Fomos acostumados a protestos permitidos pela imprensa, que só vê atos radicais na extrema (agora ultra) direita, esquecendo-se do autoritarismo oficializado, impresso e orgulhosamente alardeado nos próprios documentos oficiais de partidos de esquerda e seus mandatários. O radicalismo nestes protestos permitidos não é exceção, é regra. Ônibus e pneus queimados que o digam. O cinegrafista Santiago Andrade, morto por covardes num destes protestos, idem. Por outro lado, no lado permitido, até facada na barriga pode ser democrática, pacífica e justificável, se a ponta da lâmina encontrar um “inimigo”.
 
Fomos homeopaticamente vacinados a aceitar somente passeatas feitas por profissionais do trio-elétrico da hipocrisia, estes micareteiros vestidos com abadás do corporativismo, da CUT, PSTU, PSOL e PT (e similares), bancados quase sempre com nosso dinheiro.
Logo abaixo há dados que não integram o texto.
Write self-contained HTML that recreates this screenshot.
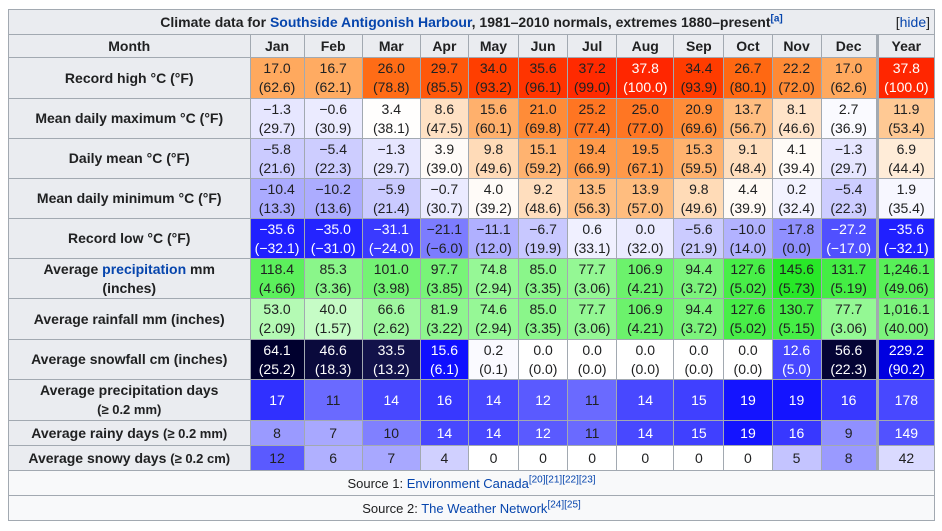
<!DOCTYPE html>
<html><head><meta charset="utf-8"><style>
body{margin:0;background:#fff;font-family:"Liberation Sans",Arial,sans-serif;font-size:14px;color:#202122}
table{position:absolute;left:8px;top:9px;border-collapse:collapse;table-layout:fixed;width:927px;background:#f8f9fa}
td,th{border:1px solid #a2a9b1;padding:0;text-align:center;line-height:19px;overflow:hidden;white-space:nowrap}
th{background:#eaecf0;font-weight:bold}
a{color:#0645ad;text-decoration:none}
.w{color:#fff}
sup{font-size:10px;line-height:0}
.y{border-left:3px solid #a2a9b1}
.s{font-size:13px}
</style></head><body>
<table>
<colgroup><col style="width:241px"><col style="width:54px"><col style="width:58px"><col style="width:58px"><col style="width:48px"><col style="width:50px"><col style="width:49px"><col style="width:49px"><col style="width:57px"><col style="width:50px"><col style="width:48px"><col style="width:49px"><col style="width:56px"><col style="width:57px"></colgroup>
<tr style="height:25px"><th colspan="14" style="position:relative">Climate data for <a>Southside Antigonish Harbour</a>, 1981–2010 normals, extremes 1880–present<sup><a>[a]</a></sup><span style="position:absolute;right:4px;font-weight:normal">[<a>hide</a>]</span></th></tr>
<tr style="height:23px"><th>Month</th><th>Jan</th><th>Feb</th><th>Mar</th><th>Apr</th><th>May</th><th>Jun</th><th>Jul</th><th>Aug</th><th>Sep</th><th>Oct</th><th>Nov</th><th>Dec</th><th class="y">Year</th></tr>
<tr style="height:41px"><th>Record high °C (°F)</th><td style="background:#ffa95e">17.0<br>(62.6)</td><td style="background:#ffab62">16.7<br>(62.1)</td><td style="background:#ff6c16">26.0<br>(78.8)</td><td style="background:#ff580a">29.7<br>(85.5)</td><td style="background:#ff3e00">34.0<br>(93.2)</td><td style="background:#ff3400">35.6<br>(96.1)</td><td style="background:#ff2a00">37.2<br>(99.0)</td><td class="w" style="background:#ff2600">37.8<br>(100.0)</td><td style="background:#ff3c00">34.4<br>(93.9)</td><td style="background:#ff6812">26.7<br>(80.1)</td><td style="background:#ff8a35">22.2<br>(72.0)</td><td style="background:#ffa95e">17.0<br>(62.6)</td><td class="w y" style="background:#ff2600">37.8<br>(100.0)</td></tr>
<tr style="height:40px"><th>Mean daily maximum °C (°F)</th><td style="background:#e6e6ff">−1.3<br>(29.7)</td><td style="background:#ebebff">−0.6<br>(30.9)</td><td style="background:#fffefd">3.4<br>(38.1)</td><td style="background:#ffe1c4">8.6<br>(47.5)</td><td style="background:#ffb06c">15.6<br>(60.1)</td><td style="background:#ff8c38">21.0<br>(69.8)</td><td style="background:#ff7522">25.2<br>(77.4)</td><td style="background:#ff7623">25.0<br>(77.0)</td><td style="background:#ff8d39">20.9<br>(69.6)</td><td style="background:#ffbd80">13.7<br>(56.7)</td><td style="background:#ffe3c8">8.1<br>(46.6)</td><td style="background:#fafaff">2.7<br>(36.9)</td><td class="y" style="background:#ffc994">11.9<br>(53.4)</td></tr>
<tr style="height:40px"><th>Daily mean °C (°F)</th><td style="background:#cbcbff">−5.8<br>(21.6)</td><td style="background:#cdcdff">−5.4<br>(22.3)</td><td style="background:#e6e6ff">−1.3<br>(29.7)</td><td style="background:#fffbf8">3.9<br>(39.0)</td><td style="background:#ffdbb8">9.8<br>(49.6)</td><td style="background:#ffb370">15.1<br>(59.2)</td><td style="background:#ff9a4a">19.4<br>(66.9)</td><td style="background:#ff9949">19.5<br>(67.1)</td><td style="background:#ffb26e">15.3<br>(59.5)</td><td style="background:#ffdebd">9.1<br>(48.4)</td><td style="background:#fffbf7">4.1<br>(39.4)</td><td style="background:#e6e6ff">−1.3<br>(29.7)</td><td class="y" style="background:#ffecd8">6.9<br>(44.4)</td></tr>
<tr style="height:40px"><th>Mean daily minimum °C (°F)</th><td style="background:#ababff">−10.4<br>(13.3)</td><td style="background:#acacff">−10.2<br>(13.6)</td><td style="background:#cacaff">−5.9<br>(21.4)</td><td style="background:#ebebff">−0.7<br>(30.7)</td><td style="background:#fffbf8">4.0<br>(39.2)</td><td style="background:#ffdebe">9.2<br>(48.6)</td><td style="background:#ffbf83">13.5<br>(56.3)</td><td style="background:#ffbd7f">13.9<br>(57.0)</td><td style="background:#ffdbb7">9.8<br>(49.6)</td><td style="background:#fffaf5">4.4<br>(39.9)</td><td style="background:#f3f3ff">0.2<br>(32.4)</td><td style="background:#cdcdff">−5.4<br>(22.3)</td><td class="y" style="background:#f7f7ff">1.9<br>(35.4)</td></tr>
<tr style="height:40px"><th>Record low °C (°F)</th><td class="w" style="background:#2020ff">−35.6<br>(−32.1)</td><td class="w" style="background:#2424ff">−35.0<br>(−31.0)</td><td class="w" style="background:#3a3aff">−31.1<br>(−24.0)</td><td style="background:#7c7cff">−21.1<br>(−6.0)</td><td style="background:#b0b0ff">−11.1<br>(12.0)</td><td style="background:#c8c8ff">−6.7<br>(19.9)</td><td style="background:#f0f0ff">0.6<br>(33.1)</td><td style="background:#ebebff">0.0<br>(32.0)</td><td style="background:#cbcbff">−5.6<br>(21.9)</td><td style="background:#b2b2ff">−10.0<br>(14.0)</td><td style="background:#9090ff">−17.8<br>(0.0)</td><td class="w" style="background:#5050ff">−27.2<br>(−17.0)</td><td class="w y" style="background:#2020ff">−35.6<br>(−32.1)</td></tr>
<tr style="height:40px"><th>Average <a>precipitation</a> mm<br>(inches)</th><td style="background:#5cf05c">118.4<br>(4.66)</td><td style="background:#8af68a">85.3<br>(3.36)</td><td style="background:#74f374">101.0<br>(3.98)</td><td style="background:#78f478">97.7<br>(3.85)</td><td style="background:#96f896">74.8<br>(2.94)</td><td style="background:#8af68a">85.0<br>(3.35)</td><td style="background:#94f894">77.7<br>(3.06)</td><td style="background:#6cf26c">106.9<br>(4.21)</td><td style="background:#7cf47c">94.4<br>(3.72)</td><td style="background:#48ee48">127.6<br>(5.02)</td><td style="background:#28e828">145.6<br>(5.73)</td><td style="background:#44ed44">131.7<br>(5.19)</td><td class="y" style="background:#58f058">1,246.1<br>(49.06)</td></tr>
<tr style="height:41px"><th>Average rainfall mm (inches)</th><td style="background:#b4fab4">53.0<br>(2.09)</td><td style="background:#c6fcc6">40.0<br>(1.57)</td><td style="background:#a0f8a0">66.6<br>(2.62)</td><td style="background:#8ef68e">81.9<br>(3.22)</td><td style="background:#96f896">74.6<br>(2.94)</td><td style="background:#8af68a">85.0<br>(3.35)</td><td style="background:#94f894">77.7<br>(3.06)</td><td style="background:#6cf26c">106.9<br>(4.21)</td><td style="background:#7cf47c">94.4<br>(3.72)</td><td style="background:#48ee48">127.6<br>(5.02)</td><td style="background:#46ee46">130.7<br>(5.15)</td><td style="background:#94f894">77.7<br>(3.06)</td><td class="y" style="background:#7cf47c">1,016.1<br>(40.00)</td></tr>
<tr style="height:40px"><th>Average snowfall cm (inches)</th><td class="w" style="background:#00002e">64.1<br>(25.2)</td><td class="w" style="background:#0a0a3c">46.6<br>(18.3)</td><td class="w" style="background:#12124a">33.5<br>(13.2)</td><td class="w" style="background:#1010ff">15.6<br>(6.1)</td><td style="background:#fafaff">0.2<br>(0.1)</td><td style="background:#fff">0.0<br>(0.0)</td><td style="background:#fff">0.0<br>(0.0)</td><td style="background:#fff">0.0<br>(0.0)</td><td style="background:#fff">0.0<br>(0.0)</td><td style="background:#fff">0.0<br>(0.0)</td><td class="w" style="background:#4848ff">12.6<br>(5.0)</td><td class="w" style="background:#040434">56.6<br>(22.3)</td><td class="w y" style="background:#0000e0">229.2<br>(90.2)</td></tr>
<tr style="height:41px"><th>Average precipitation days<br><span class="s">(≥ 0.2 mm)</span></th><td class="w" style="background:#3030ff">17</td><td style="background:#6a6aff">11</td><td class="w" style="background:#4848ff">14</td><td class="w" style="background:#3838ff">16</td><td class="w" style="background:#4848ff">14</td><td class="w" style="background:#5a5aff">12</td><td style="background:#6a6aff">11</td><td class="w" style="background:#4848ff">14</td><td class="w" style="background:#4040ff">15</td><td class="w" style="background:#1414ff">19</td><td class="w" style="background:#1414ff">19</td><td class="w" style="background:#3838ff">16</td><td class="w y" style="background:#4848ff">178</td></tr>
<tr style="height:25px"><th>Average rainy days <span class="s">(≥ 0.2 mm)</span></th><td style="background:#9a9aff">8</td><td style="background:#a8a8ff">7</td><td style="background:#8080ff">10</td><td class="w" style="background:#4848ff">14</td><td class="w" style="background:#4848ff">14</td><td class="w" style="background:#5a5aff">12</td><td style="background:#6a6aff">11</td><td class="w" style="background:#4848ff">14</td><td class="w" style="background:#4040ff">15</td><td class="w" style="background:#1414ff">19</td><td class="w" style="background:#3838ff">16</td><td style="background:#9090ff">9</td><td class="w y" style="background:#5252ff">149</td></tr>
<tr style="height:25px"><th>Average snowy days <span class="s">(≥ 0.2 cm)</span></th><td style="background:#5a5aff">12</td><td style="background:#b0b0ff">6</td><td style="background:#a8a8ff">7</td><td style="background:#d0d0ff">4</td><td style="background:#fff">0</td><td style="background:#fff">0</td><td style="background:#fff">0</td><td style="background:#fff">0</td><td style="background:#fff">0</td><td style="background:#fff">0</td><td style="background:#c4c4ff">5</td><td style="background:#9a9aff">8</td><td class="y" style="background:#dadaff">42</td></tr>
<tr style="height:25px"><td colspan="14" style="font-size:13px">Source 1: <a>Environment Canada</a><sup><a>[20][21][22][23]</a></sup></td></tr>
<tr style="height:25px"><td colspan="14" style="font-size:13px">Source 2: <a>The Weather Network</a><sup><a>[24][25]</a></sup></td></tr>
</table>
</body></html>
Digam o que disserem, um petista não foi obrigado a bancar nada ontem.
 
Se por um lado penso, preocupado, que o governo Bolsonaro elevou a aposta cedo demais diante do Congresso, por outro acredito que as cartas já tenham sido dadas no primeiro minuto em que foi anunciada a vitória de um presidente não convidado para a “festa”. O jogo era inevitável, portanto.
 
A diferença, depois das demonstrações de ontem, é que, do dia para a noite, literalmente, estar no Centrão não é mais tão confortável assim. Estes vampiros da isenção terão de expor suas cartas e dizer se querem continuar blefando e brincando de dar “all-in” em 210 milhões de brasileiros. Saíram do centro das sombras para o das atenções. Agora eu quero ver.